From an early age, I wanted to be an astronaut. I memorized Mercury astronaut missions. I dreamt of using a manned maneurvering unit to glide through space. I cried when the Challenger exploded. I still dream of going to space, but I know it’s a long shot. Still, space exploration captivates me.
What will be the biggest obstacle to a successful Mars mission? It won’t be inadequate fuel, faulty aerodynamics, or clunky helmets. Social isolation is the greatest barrier to interplanetary travel.
Don’t believe me? Think about the past 520 days of your life (about a year and five months). That’s how long it takes to travel to Mars and return. How many people did you see during that time? How many conversations did you have? Did you attend a sporting event? A play? A worship service? Maybe a loved one was born or passed away. Now wipe those experiences away. Instead, imagine that during this period of your life you lived in cramped quarters with only five other people, no fresh air, and no sunlight.
This is not a mere thought experiment. The experiment happened, with funds from the Russian Academy of Sciences. What happened? Quite a bit. In research recently reported in the Proceedings of the National Academy of Sciences, the six volunteer marsonauts completed lots of tasks to keep their minds fresh. They also slept like babies without the daily rigmarole of daily work commutes, grocery shopping, or other daily drivel. Then the guys started sleeping like polar bears in hibernation. Then they started doing less, becoming even more sedentary amidst almost endless boredom. Space is only cool for so long.
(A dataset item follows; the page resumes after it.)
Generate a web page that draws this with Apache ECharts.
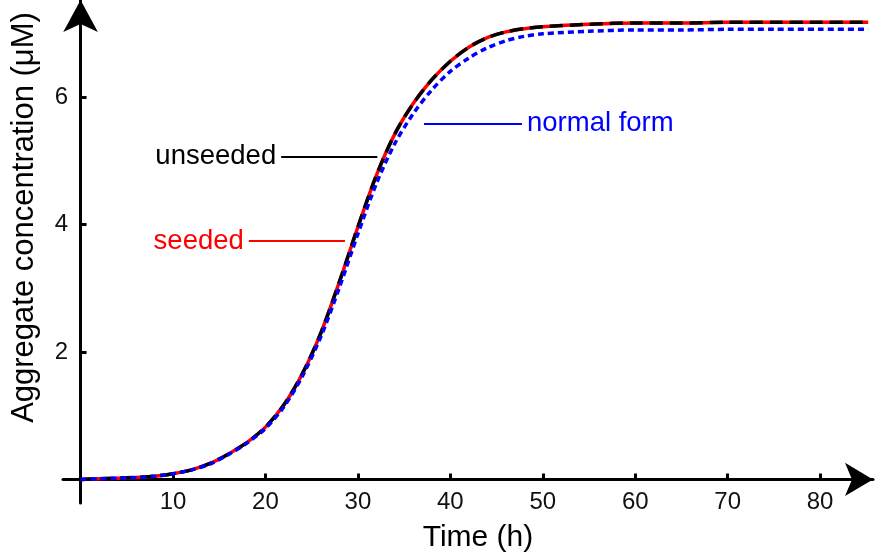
<!DOCTYPE html>
<html lang="en">
<head>
    <meta charset="UTF-8">
    <title>aggregate</title>
    <script src="https://cdn.jsdelivr.net/npm/echarts@6/dist/echarts.min.js"></script>
</head>
<body style="margin:0">
<div id="main" style="width:875px;height:560px"></div>

<script>
    // time points (h) and concentrations (uM)
    var time = [0, 2, 4, 6, 8, 10, 12, 14, 16, 18, 20, 22, 24, 26, 28, 30, 32, 34, 36, 38, 40, 42, 44, 46, 48, 50, 55, 60, 65, 70, 75, 80, 85.2];
    var unseeded = [0, 0.01, 0.02, 0.03, 0.05, 0.09, 0.15, 0.25, 0.40, 0.58, 0.82, 1.17, 1.66, 2.30, 3.10, 3.96, 4.77, 5.42, 5.90, 6.27, 6.56, 6.78, 6.93, 7.02, 7.07, 7.10, 7.14, 7.16, 7.16, 7.17, 7.17, 7.17, 7.17];
    var seeded = [0, 0.01, 0.02, 0.03, 0.05, 0.09, 0.15, 0.25, 0.40, 0.58, 0.82, 1.17, 1.66, 2.30, 3.10, 3.96, 4.77, 5.42, 5.90, 6.27, 6.56, 6.78, 6.93, 7.02, 7.07, 7.10, 7.14, 7.16, 7.16, 7.17, 7.17, 7.17, 7.17];
    var normalForm = [0, 0.01, 0.02, 0.03, 0.05, 0.09, 0.15, 0.24, 0.39, 0.57, 0.80, 1.14, 1.62, 2.24, 3.01, 3.85, 4.64, 5.27, 5.74, 6.11, 6.40, 6.61, 6.77, 6.88, 6.95, 6.99, 7.03, 7.05, 7.05, 7.06, 7.06, 7.06, 7.06];

    var xTicks = [10, 20, 30, 40, 50, 60, 70, 80];
    var yTicks = [2, 4, 6];

    // curve labels: text, height of the leader line, leader line from/to (h)
    var labelText = ['unseeded', 'seeded', 'normal form'];
    var labelY = [5.06, 3.74, 5.58];
    var leaderFrom = [21.7, 18.2, 37.15];
    var leaderTo = [32.1, 28.6, 47.75];

    var font = 'Liberation Sans, Arial, sans-serif';

    function pairs(xs, ys) {
        var out = [];
        for (var i = 0; i < xs.length; i++) {
            out.push([xs[i], ys[i]]);
        }
        return out;
    }

    function leader(i, color, pos) {
        return {
            silent: true,
            symbol: 'none',
            animation: false,
            lineStyle: { color: color, width: 2, type: 'solid' },
            label: {
                show: true,
                position: pos,
                distance: 5,
                formatter: labelText[i],
                color: color,
                fontSize: 27.5,
                fontFamily: font
            },
            data: [[
                { coord: [leaderFrom[i], labelY[i]] },
                { coord: [leaderTo[i], labelY[i]] }
            ]]
        };
    }

    var myChart = echarts.init(document.getElementById('main'));

    // labels and names are laid out from the grid edge, not from the zero line
    var option = {
        animation: false,
        grid: { left: 63, right: 2, top: 0, bottom: 57, containLabel: false, outerBoundsMode: 'none' },
        xAxis: {
            type: 'value',
            min: -1.9,
            max: 85.72,
            name: 'Time (h)',
            nameLocation: 'middle',
            nameGap: 20,
            nameTextStyle: { fontSize: 30, color: '#000', fontFamily: font, padding: [0, 0, 0, 20] },
            axisLine: {
                onZero: true,
                symbol: ['none', 'arrow'],
                symbolSize: [25, 28],
                lineStyle: { color: '#000', width: 3 }
            },
            axisTick: { inside: true, length: 6, customValues: xTicks, lineStyle: { color: '#000', width: 3 } },
            axisLabel: { customValues: xTicks, fontSize: 24, color: '#111', margin: -13, fontFamily: font },
            splitLine: { show: false }
        },
        yAxis: {
            type: 'value',
            min: -0.37,
            max: 7.52,
            name: 'Aggregate concentration (μM)',
            nameLocation: 'middle',
            nameGap: 23,
            nameTextStyle: { fontSize: 31, color: '#000', fontFamily: font, padding: [0, 0, 0, 68] },
            axisLine: {
                onZero: true,
                symbol: ['none', 'arrow'],
                symbolSize: [26, 32],
                lineStyle: { color: '#000', width: 3 }
            },
            axisTick: { inside: true, length: 6, customValues: yTicks, lineStyle: { color: '#000', width: 3 } },
            axisLabel: { customValues: yTicks, fontSize: 24, color: '#111', margin: -5, fontFamily: font },
            splitLine: { show: false }
        },
        series: [
            {
                name: 'seeded',
                type: 'line',
                smooth: 0.3,
                showSymbol: false,
                clip: false,
                lineStyle: { color: '#ff0000', width: 3.5, type: 'solid' },
                data: pairs(time, seeded),
                markLine: leader(1, '#ff0000', 'start'),
                z: 2
            },
            {
                name: 'unseeded',
                type: 'line',
                smooth: 0.3,
                showSymbol: false,
                clip: false,
                lineStyle: { color: '#000000', width: 3.5, type: [13, 7] },
                data: pairs(time, unseeded),
                markLine: leader(0, '#000000', 'start'),
                z: 3
            },
            {
                name: 'normal form',
                type: 'line',
                smooth: 0.3,
                showSymbol: false,
                clip: false,
                lineStyle: { color: '#0000ff', width: 3.5, type: [6, 4] },
                data: pairs(time, normalForm),
                markLine: leader(2, '#0000ff', 'end'),
                z: 4
            }
        ]
    };

    myChart.setOption(option);
</script>
</body>
</html>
The good news? They all made it. There weren’t any major scuffles, and the guys probably formed lifelong friendships. They even showed signs of cognitive improvement. But the marsonaut volunteers each handled the prolonged social isolation differently. One of them shifted to a 25-hr sleep-wake schedule, which meant that he was alone (awake or asleep) 20% of the 520 day mock mission. As the researchers sift through their massive data set (to put it in perspective, they measured 4.396 million minutes of sleep!), I’m sure we’ll learn more about the psychological consequences of prolonged social isolation.
For now, we can still look into the night sky, find the Red Planet, and dream of people visiting sometime in our generation. We know they’ll sleep well—and a lot.